The government claims that this was unavoidable because of the “losses” being suffered by the oil marketing companies (OMCs). When the domestic prices of oil products are controlled but the price of imported oil is rising, oil marketing companies receive from the consumer less than what it costs them to acquire the products they distribute. This leads to what are termed “under-recoveries”, which would affect the accounts of the oil marketing companies (Indian Oil Corporation, Bharat Petroleum Corporation, Hindustan Petroleum Corporation and IBP) that obtain their supplies of petrol and diesel from the refineries at prices that equal their import price inclusive of customs duty. According to estimates, if retail prices had not been raised, under-recoveries by the oil marketing companies would have exceeded Rs 70,000 crore in the current fiscal year. Since this is unsustainable, it is argued, the hike in prices and a shift out of a controlled pricing regime is unavoidable.

The government’s argument is by no means water-tight. While under-recoveries are a reality, they do not turn oil refining and marketing firms into loss-making enterprises, because those firms deliver a range of products and services, the prices of all of which are not controlled. If, for example, even if we consider the profit after taxes of the most important oil companies over the last ten years, they have remained positive in all years and quite substantially so in some. Under-recoveries are notional losses that only lower book profits relative to some benchmark. Thus, there is little danger that the industry would be bankrupted even if prices were kept at their earlier levels.

There is, of course, the question of fairness. Since there are many players involved in the industry there is no reason why under-recoveries should affect only the books of the oil marketing companies. The returns on net worth earned by the oil marketing companies are far more volatile and vulnerable than that garnered by the upstream oil companies (ONGC, OIL and GAIL). The burden should be shared by the latter, which receive prices that more than compensate for costs; by the central government which garners revenues in the form of customs duties and excise duties (besides dividends from the oil majors); and by the state governments which benefit from sales taxes. This requires, for example, the oil refineries to offer discounts when selling products to the OMCs and for the government to reduce the taxes it levies on oil products in order to absorb part of the under-recovery.

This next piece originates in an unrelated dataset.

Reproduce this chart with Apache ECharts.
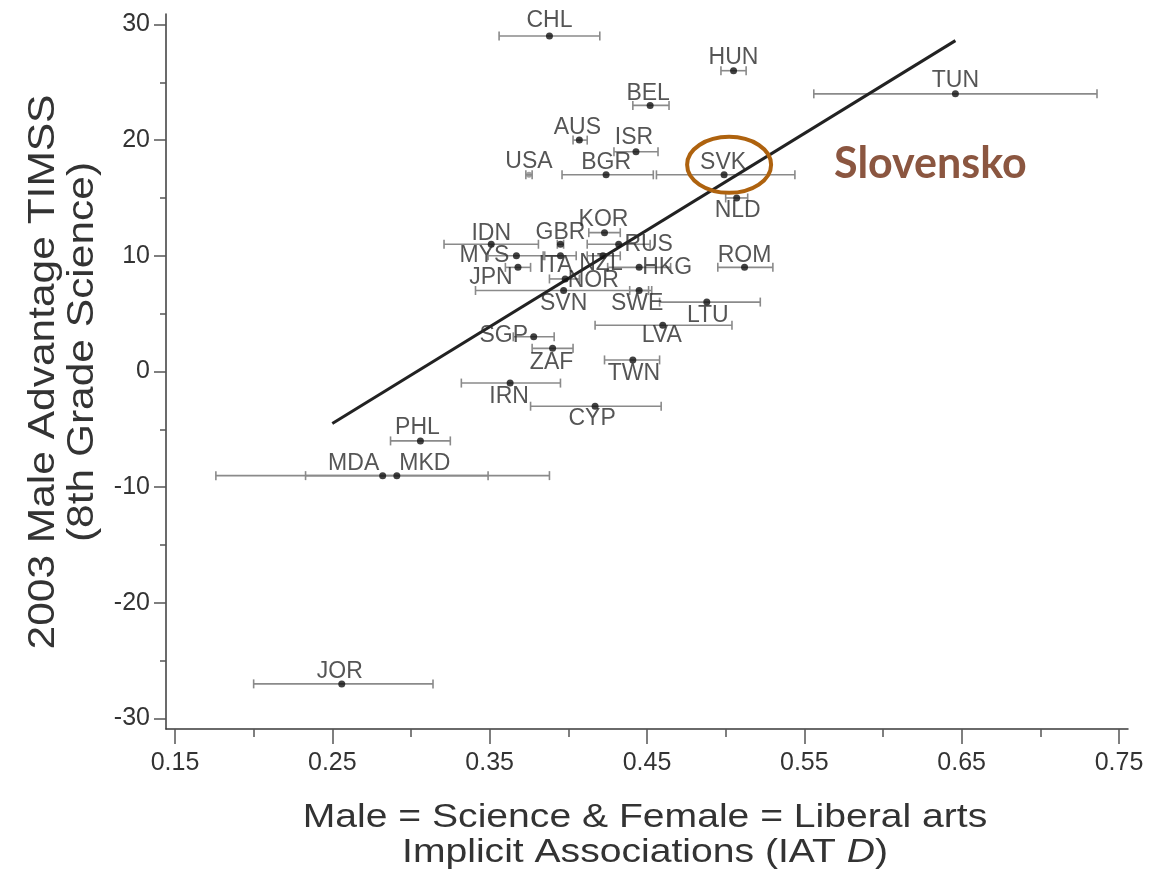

The controversial question as to how the burden should be shared was analysed by a committee headed by C Rangarajan appointed to examine the issue. The committee spent much of its energies on the different stages through which imported and domestic crude is converted into petroleum products supplied to the consumer, and the cost escalation that arises as the raw material passes through these stages. Through that analysis, it found that the upstream oil companies (or oil companies other than the oil marketing companies, such as ONGC, OIL and GAIL) had recorded profits to the tune of Rs 15,600 core in 2004-05 and Rs 14,600 crore in the first nine months of 2005-06. That the oil industry’s contribution to the central exchequer in terms of duties, taxes, royalty, dividends etc. rose from Rs 64,595 crore in 2002-03 to 77,692 crore in 2004-05. That the petroleum sector alone contributed around two-fifths of the total net excise revenues of the centre. That taking Delhi as an example, central and state taxes amounted to 38 and 17 per cent respectively of the retail price of petrol and 23 and 11 per cent respectively of diesel. And that the incidence of taxes as a proportion of the retail price in India was, higher than in the US, Canada, Pakistan, Nepal, Bangladesh and Sri Lanka, though they were lower than in many countries in Europe known for their higher average level of prices. In sum, the numbers suggested that there was an adequate buffer to shield domestic consumers from the effects of increases in international prices, so long as segments that can afford to take a cut in petroleum-related revenues because they have alternative sources of resource mobilisation are willing to accept such a reduction.

Thus, if at all there is an argument for price deregulation, it can only be that it is for some wrong reason to expect the oil companies and the government to bear the burden of the irrational fluctuations in the global prices of oil. That argument too is difficult to justify. When the industry was wholly in the public sector, the prices of oil products were treated as one set of instruments in the tax-cum-subsidy regime of the government. Any losses suffered by the industry or any shortfall in funds required for investment as a result of price regulation were to be met from resources mobilised through progressive taxes rather than from regressive price increases. The government should have adopted a similar approach in the current situation and focused on rules that can and have been devised.

It needs to be noted here that oil prices have not been held constant in recent history. Rather, the average annual increase in prices over the last two decades indicate that the increase (16.5 per cent) has been much higher in the case of retail prices of petrol, for example, than in the wholesale price index for all commodities (9.3 per cent). The common person has indeed borne some of the burden of volatile oil prices. What the government is arguing now is that the burden of irrational shifts in the international prices of oil should largely be borne by the consumer, even if the burden sharing involved is extremely regressive. In what seems an afterthought, the government has declared in its recent pricing policy announcement that it reserves the right to intervene in the market to protect consumers if prices rise to levels too high or price movements are excessively volatile. Nobody can or has taken that right from the government. It is the government that is giving it up, and exposing the common person to the volatility in international prices that has no rational basis.

The question remains as to why the government is choosing this policy direction. Ideological commitment may be playing a role. But, more importantly, the government’s move seems intended to favour the private companies that have been allowed to enter and expand in this sector. Private companies will treat any shortfall in profits as a “loss” and demand price adjustments. The government seems inclined to oblige.